▸ **Task instructions**: What follows is a listing; give it again exactly, in its entirety.

Figure scripts:
>> Start
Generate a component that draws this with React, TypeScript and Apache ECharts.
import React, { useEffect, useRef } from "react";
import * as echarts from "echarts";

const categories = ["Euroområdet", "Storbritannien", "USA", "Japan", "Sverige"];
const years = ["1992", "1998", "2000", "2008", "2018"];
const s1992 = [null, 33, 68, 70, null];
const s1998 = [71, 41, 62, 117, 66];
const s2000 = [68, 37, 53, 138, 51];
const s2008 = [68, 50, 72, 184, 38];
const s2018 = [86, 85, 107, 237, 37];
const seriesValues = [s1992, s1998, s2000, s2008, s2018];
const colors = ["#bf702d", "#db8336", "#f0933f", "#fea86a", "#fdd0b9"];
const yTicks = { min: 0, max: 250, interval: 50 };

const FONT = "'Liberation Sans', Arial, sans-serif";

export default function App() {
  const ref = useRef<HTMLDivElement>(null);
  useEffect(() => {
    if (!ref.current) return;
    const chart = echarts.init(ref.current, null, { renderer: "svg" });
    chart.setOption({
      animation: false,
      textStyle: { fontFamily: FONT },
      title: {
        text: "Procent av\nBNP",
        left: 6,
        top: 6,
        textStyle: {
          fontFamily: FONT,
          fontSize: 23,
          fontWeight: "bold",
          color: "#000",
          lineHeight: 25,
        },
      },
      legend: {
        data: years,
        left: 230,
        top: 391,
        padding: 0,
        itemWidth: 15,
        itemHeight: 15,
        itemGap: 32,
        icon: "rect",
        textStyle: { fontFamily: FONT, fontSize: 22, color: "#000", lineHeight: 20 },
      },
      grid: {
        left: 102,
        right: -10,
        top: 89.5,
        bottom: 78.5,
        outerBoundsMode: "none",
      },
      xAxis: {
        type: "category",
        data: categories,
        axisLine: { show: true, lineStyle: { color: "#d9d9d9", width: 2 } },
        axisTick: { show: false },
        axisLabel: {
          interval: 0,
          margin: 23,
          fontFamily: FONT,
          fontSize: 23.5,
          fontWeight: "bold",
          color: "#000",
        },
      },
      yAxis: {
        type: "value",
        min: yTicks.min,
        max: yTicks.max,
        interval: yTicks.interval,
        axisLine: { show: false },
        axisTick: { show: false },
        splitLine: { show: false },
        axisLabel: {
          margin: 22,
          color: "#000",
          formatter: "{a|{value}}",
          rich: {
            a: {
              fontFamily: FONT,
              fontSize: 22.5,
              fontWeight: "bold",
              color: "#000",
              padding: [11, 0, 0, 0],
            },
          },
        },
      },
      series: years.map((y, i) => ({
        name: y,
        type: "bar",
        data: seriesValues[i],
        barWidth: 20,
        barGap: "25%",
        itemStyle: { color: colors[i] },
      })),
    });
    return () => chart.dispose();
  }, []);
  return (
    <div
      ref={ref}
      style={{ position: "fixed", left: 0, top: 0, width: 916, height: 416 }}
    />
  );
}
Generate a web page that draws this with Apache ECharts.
>> End
▸ **Written answer**:
Generate a component that draws this with React, TypeScript and Apache ECharts.
import React, { useEffect, useRef } from "react";
import * as echarts from "echarts";

const categories = ["Euroområdet", "Storbritannien", "USA", "Japan", "Sverige"];
const years = ["1992", "1998", "2000", "2008", "2018"];
const s1992 = [null, 33, 68, 70, null];
const s1998 = [71, 41, 62, 117, 66];
const s2000 = [68, 37, 53, 138, 51];
const s2008 = [68, 50, 72, 184, 38];
const s2018 = [86, 85, 107, 237, 37];
const seriesValues = [s1992, s1998, s2000, s2008, s2018];
const colors = ["#bf702d", "#db8336", "#f0933f", "#fea86a", "#fdd0b9"];
const yTicks = { min: 0, max: 250, interval: 50 };

const FONT = "'Liberation Sans', Arial, sans-serif";

export default function App() {
  const ref = useRef<HTMLDivElement>(null);
  useEffect(() => {
    if (!ref.current) return;
    const chart = echarts.init(ref.current, null, { renderer: "svg" });
    chart.setOption({
      animation: false,
      textStyle: { fontFamily: FONT },
      title: {
        text: "Procent av\nBNP",
        left: 6,
        top: 6,
        textStyle: {
          fontFamily: FONT,
          fontSize: 23,
          fontWeight: "bold",
          color: "#000",
          lineHeight: 25,
        },
      },
      legend: {
        data: years,
        left: 230,
        top: 391,
        padding: 0,
        itemWidth: 15,
        itemHeight: 15,
        itemGap: 32,
        icon: "rect",
        textStyle: { fontFamily: FONT, fontSize: 22, color: "#000", lineHeight: 20 },
      },
      grid: {
        left: 102,
        right: -10,
        top: 89.5,
        bottom: 78.5,
        outerBoundsMode: "none",
      },
      xAxis: {
        type: "category",
        data: categories,
        axisLine: { show: true, lineStyle: { color: "#d9d9d9", width: 2 } },
        axisTick: { show: false },
        axisLabel: {
          interval: 0,
          margin: 23,
          fontFamily: FONT,
          fontSize: 23.5,
          fontWeight: "bold",
          color: "#000",
        },
      },
      yAxis: {
        type: "value",
        min: yTicks.min,
        max: yTicks.max,
        interval: yTicks.interval,
        axisLine: { show: false },
        axisTick: { show: false },
        splitLine: { show: false },
        axisLabel: {
          margin: 22,
          color: "#000",
          formatter: "{a|{value}}",
          rich: {
            a: {
              fontFamily: FONT,
              fontSize: 22.5,
              fontWeight: "bold",
              color: "#000",
              padding: [11, 0, 0, 0],
            },
          },
        },
      },
      series: years.map((y, i) => ({
        name: y,
        type: "bar",
        data: seriesValues[i],
        barWidth: 20,
        barGap: "25%",
        itemStyle: { color: colors[i] },
      })),
    });
    return () => chart.dispose();
  }, []);
  return (
    <div
      ref={ref}
      style={{ position: "fixed", left: 0, top: 0, width: 916, height: 416 }}
    />
  );
}
Generate a web page that draws this with Apache ECharts.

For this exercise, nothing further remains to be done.